Summer Seminar 2013

One of the workshops during a fieldtrip.

ISHA Berlin organised the ISHA Summer Seminar 2013 with the title “Historical Places and Space in History: Turning Public Historical Sites into Participant-activated Workshops”. It took place from the 15th -21st July 2013

We offered the following workshops:

1.  Urban Spaces as a Palimpsest
2. Museums: Places of Cultural Memory
3. Places of Civil Memory
4. Industrial Revolutions: How Humans Change their Environment
5. Borders and Frontlines
6. Migration: Changing Place
7. Tourism  ”I was there! Visiting ‘History’ in Touristic Places
8. Space in History: From Ancient Aliens to the Space Race

Coordinators: Karen Bähr and Sven Arndt

Space – Perception – Place. An Introduction by Max Boguslaw.

Space in epistemological perception, in the broadest possible meaning, has long been described together with time as a form of order of a manifold.
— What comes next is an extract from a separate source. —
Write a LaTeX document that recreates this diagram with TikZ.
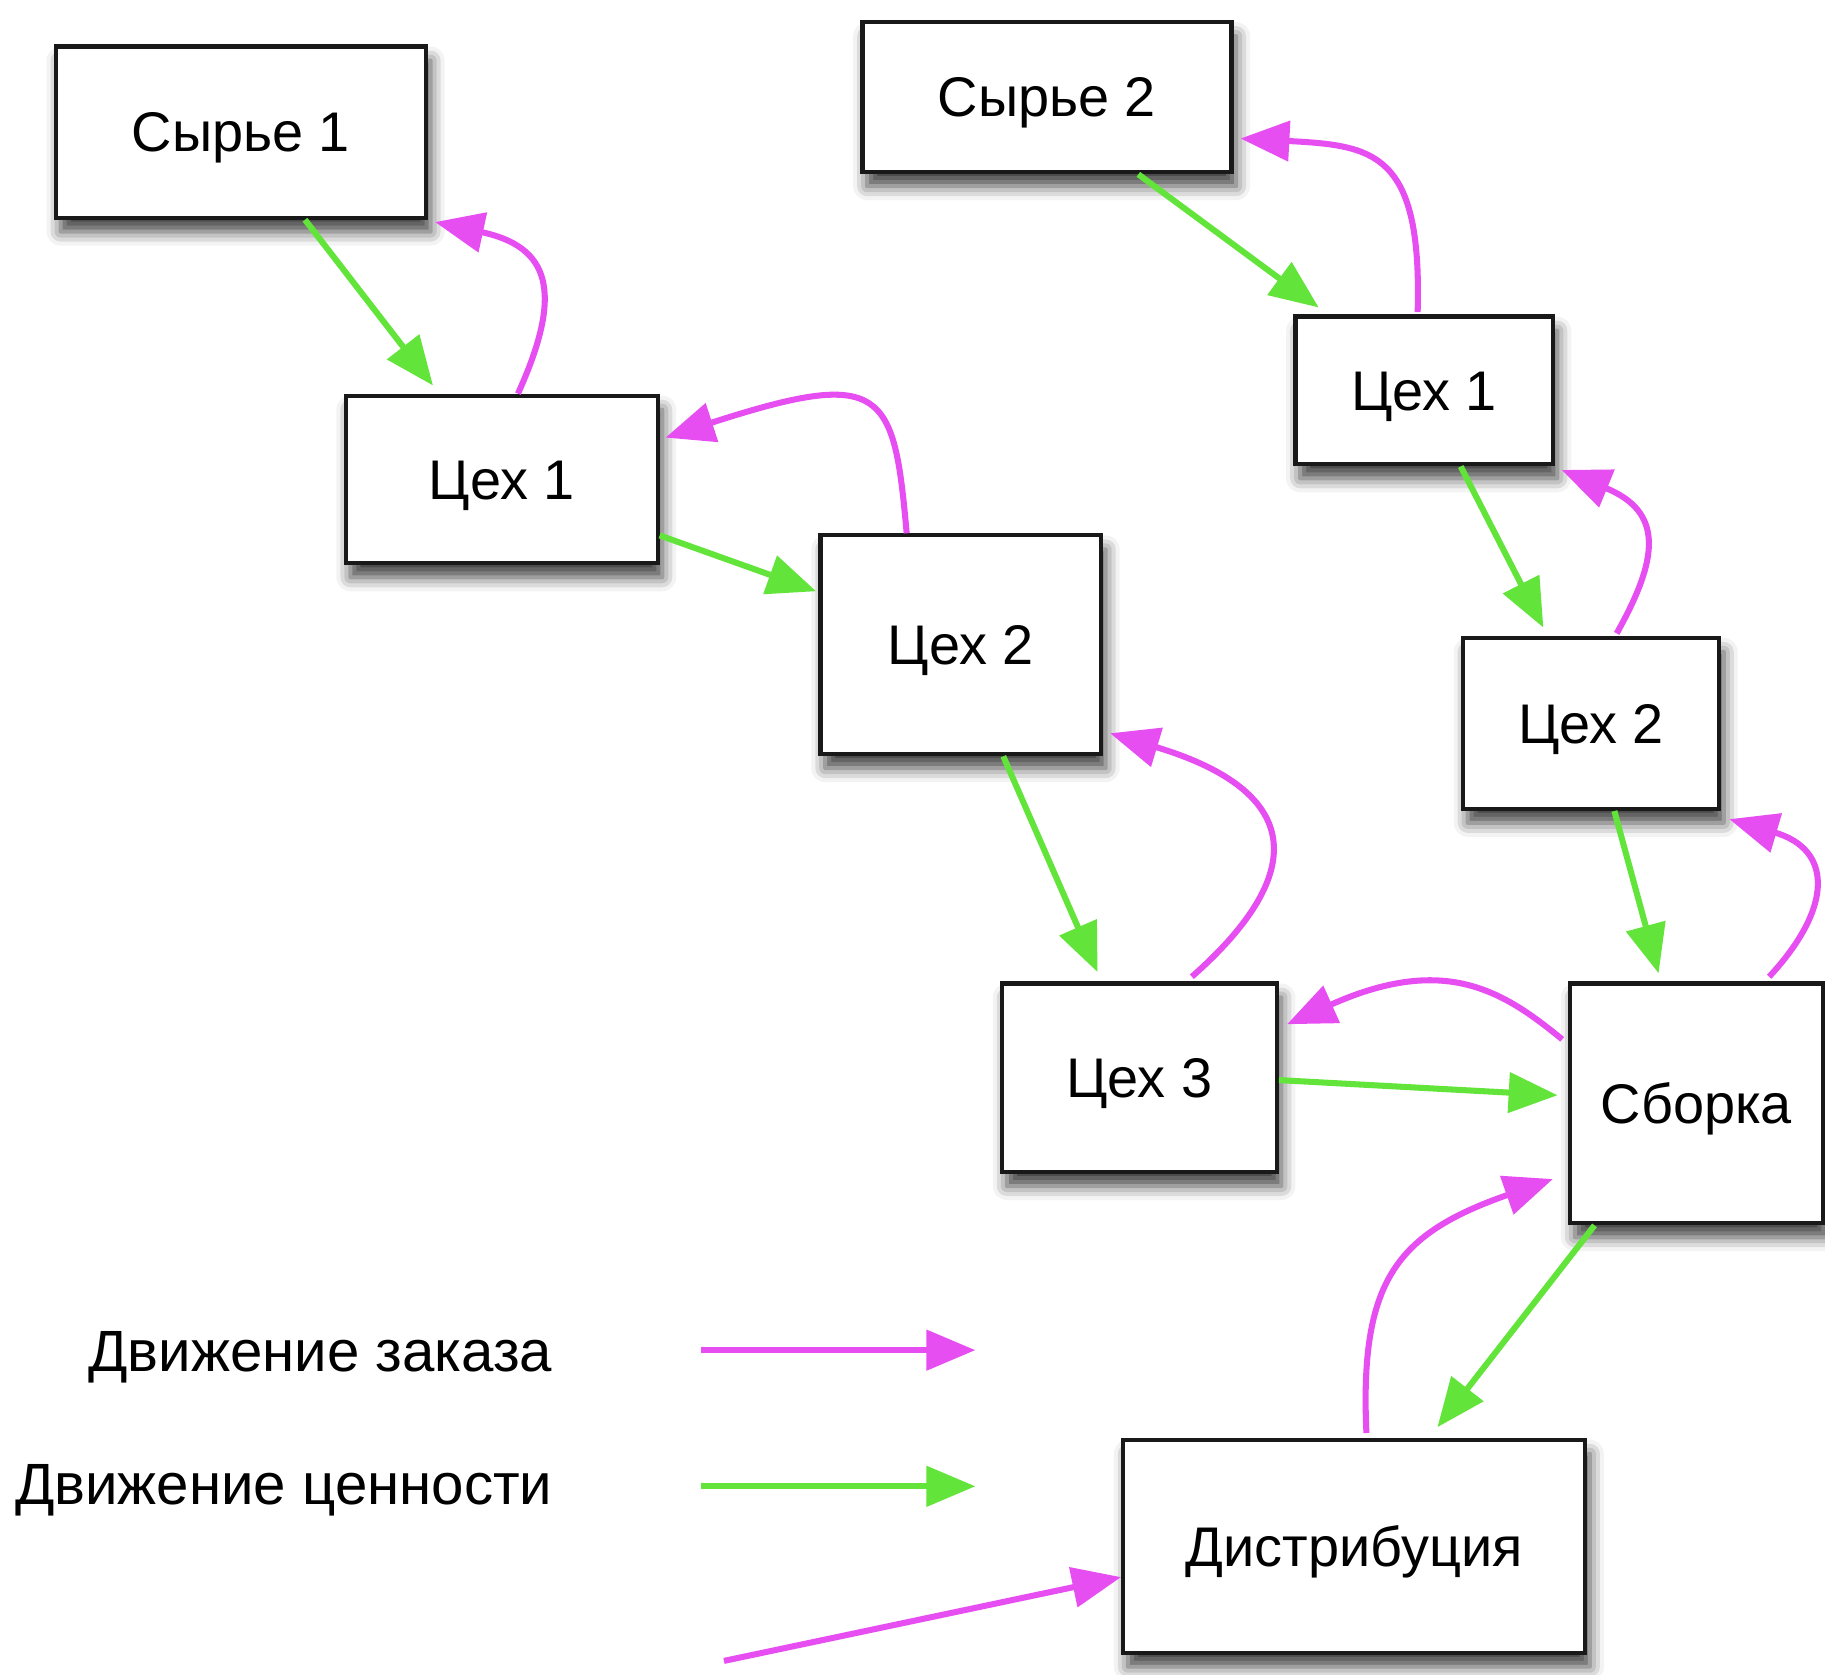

In that sense, space is neither the container of frames, nor their relation, it is the mode of their connection. Due to the far-reaching implications and timelessness of this definition, it may appear useless as a concept.

On the other hand, space as physical space, like time is necessary as a category of perception. As such it is the condition a priori of all empirical knowledge and their objects.

The displacement of epistemology as answer-generator for questions about the conditions of the possibility of knowledge seems to have gone hand-in-hand with a shrinking interest in space. If we follow the perception of scholars who claim (or are considered) to be a part of the Spatial Turn, the decreasing interest in space can be seen as an effect of a tighter growing world, increasing possibilities of travel and speed of information and the firm belief in progress and the overcoming of space and time as given obstacles.

This critique, of course, has happened long before and the Spatial Turn might be seen as history itself but as it is the nature of turns in the humanities (compared to paradigmatic changes in natural sciences), they add a certain perspective rather than overtake another one. Since thinking about space has a certain place in German history, whether it be its ideological over-stressing by scholars in national-socialist Germany or the active neglect of space as a field of interest by academics too anxious to even touch that topic afterwards, Berlin appears to be an ideal place to exchange thoughts on that topic, discuss their substance and connect them with perceptions of places here.